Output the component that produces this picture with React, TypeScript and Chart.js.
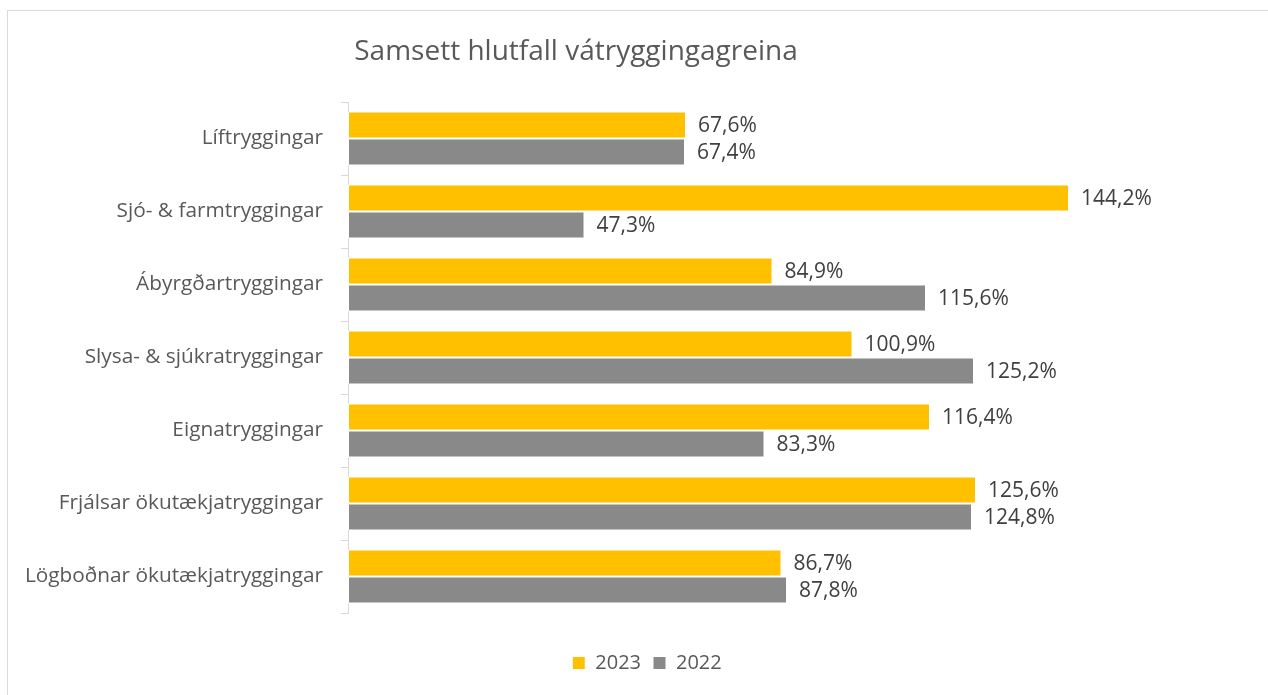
import React, { useEffect, useRef } from "react";
import { Chart, registerables } from "chart.js";

Chart.register(...registerables);

const categories = [
  "Líftryggingar",
  "Sjó- & farmtryggingar",
  "Ábyrgðartryggingar",
  "Slysa- & sjúkratryggingar",
  "Eignatryggingar",
  "Frjálsar ökutækjatryggingar",
  "Lögboðnar ökutækjatryggingar",
];
const values2023 = [67.6, 144.2, 84.9, 100.9, 116.4, 125.6, 86.7];
const values2022 = [67.4, 47.3, 115.6, 125.2, 83.3, 124.8, 87.8];
const seriesLabels = ["2023", "2022"];
const title = "Samsett hlutfall vátryggingagreina";

const FONT = '"Open Sans", "Noto Sans", sans-serif';

const fmt = (v: number) => v.toFixed(1).replace(".", ",") + "%";

const labelsPlugin = {
  id: "barLabels",
  afterDatasetsDraw(chart: any) {
    const ctx = chart.ctx;
    ctx.save();
    ctx.font = `21px ${FONT}`;
    ctx.fillStyle = "#404040";
    ctx.textAlign = "left";
    ctx.textBaseline = "middle";
    chart.data.datasets.forEach((ds: any, di: number) => {
      const meta = chart.getDatasetMeta(di);
      meta.data.forEach((bar: any, i: number) => {
        ctx.fillText(fmt(ds.data[i]), bar.x + 12, bar.y + 1);
      });
    });
    ctx.restore();
  },
};

const titlePlugin = {
  id: "customTitle",
  afterDraw(chart: any) {
    const ctx = chart.ctx;
    ctx.save();
    ctx.font = `28px ${FONT}`;
    ctx.fillStyle = "#595959";
    ctx.textAlign = "center";
    ctx.textBaseline = "middle";
    ctx.fillText(title, 568, 41);
    ctx.restore();
  },
};

export default function App() {
  const ref = useRef<HTMLCanvasElement>(null);
  useEffect(() => {
    if (!ref.current) return;
    const chart = new Chart(ref.current, {
      type: "bar",
      data: {
        labels: categories,
        datasets: [
          {
            label: seriesLabels[0],
            data: values2023,
            backgroundColor: "#FFC000",
            borderColor: "#ffffff",
            borderWidth: 1,
            borderSkipped: false,
            categoryPercentage: 0.74,
            barPercentage: 1,
          },
          {
            label: seriesLabels[1],
            data: values2022,
            backgroundColor: "#898989",
            borderColor: "#ffffff",
            borderWidth: 1,
            borderSkipped: false,
            categoryPercentage: 0.74,
            barPercentage: 1,
          },
        ],
      },
      options: {
        indexAxis: "y",
        animation: false,
        responsive: false,
        maintainAspectRatio: false,
        layout: { padding: { left: 18, top: 91, right: 0, bottom: 12 } },
        scales: {
          x: {
            min: 0,
            max: 184,
            display: true,
            grid: { display: false },
            border: { display: false },
            ticks: { display: false },
            afterFit: (s: any) => {
              s.height = 28;
            },
          },
          y: {
            grid: {
              drawOnChartArea: false,
              drawTicks: true,
              tickLength: 7,
              color: "#d9d9d9",
              offset: true,
            },
            border: { display: true, color: "#d9d9d9" },
            ticks: {
              padding: 18,
              color: "#595959",
              font: { family: FONT, size: 20.8 },
            },
            afterFit: (s: any) => {
              s.width = 322;
            },
          },
        },
        plugins: {
          title: { display: false },
          tooltip: { enabled: false },
          legend: {
            position: "bottom",
            labels: {
              boxWidth: 13,
              boxHeight: 13,
              padding: 12,
              color: "#595959",
              font: { family: FONT, size: 20 },
            },
          },
        },
      },
      plugins: [labelsPlugin, titlePlugin],
    });
    return () => chart.destroy();
  }, []);
  return (
    <div
      style={{
        position: "fixed",
        left: 7,
        top: 10,
        width: 1261,
        height: 685,
        boxSizing: "border-box",
        borderLeft: "1px solid #d9d9d9",
        borderTop: "1px solid #d9d9d9",
        background: "#fff",
      }}
    >
      <canvas ref={ref} width={1260} height={684} style={{ display: "block" }} />
    </div>
  );
}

- - - -

# AIM
Repeat the lines of the listing above verbatim, beginning at its first line and ending at the line containing "const fmt = (v: number)", which is included. Omit pictures.

# RESPONSE TO THE TASK
Output the component that produces this picture with React, TypeScript and Chart.js.
import React, { useEffect, useRef } from "react";
import { Chart, registerables } from "chart.js";

Chart.register(...registerables);

const categories = [
  "Líftryggingar",
  "Sjó- & farmtryggingar",
  "Ábyrgðartryggingar",
  "Slysa- & sjúkratryggingar",
  "Eignatryggingar",
  "Frjálsar ökutækjatryggingar",
  "Lögboðnar ökutækjatryggingar",
];
const values2023 = [67.6, 144.2, 84.9, 100.9, 116.4, 125.6, 86.7];
const values2022 = [67.4, 47.3, 115.6, 125.2, 83.3, 124.8, 87.8];
const seriesLabels = ["2023", "2022"];
const title = "Samsett hlutfall vátryggingagreina";

const FONT = '"Open Sans", "Noto Sans", sans-serif';

const fmt = (v: number) => v.toFixed(1).replace(".", ",") + "%";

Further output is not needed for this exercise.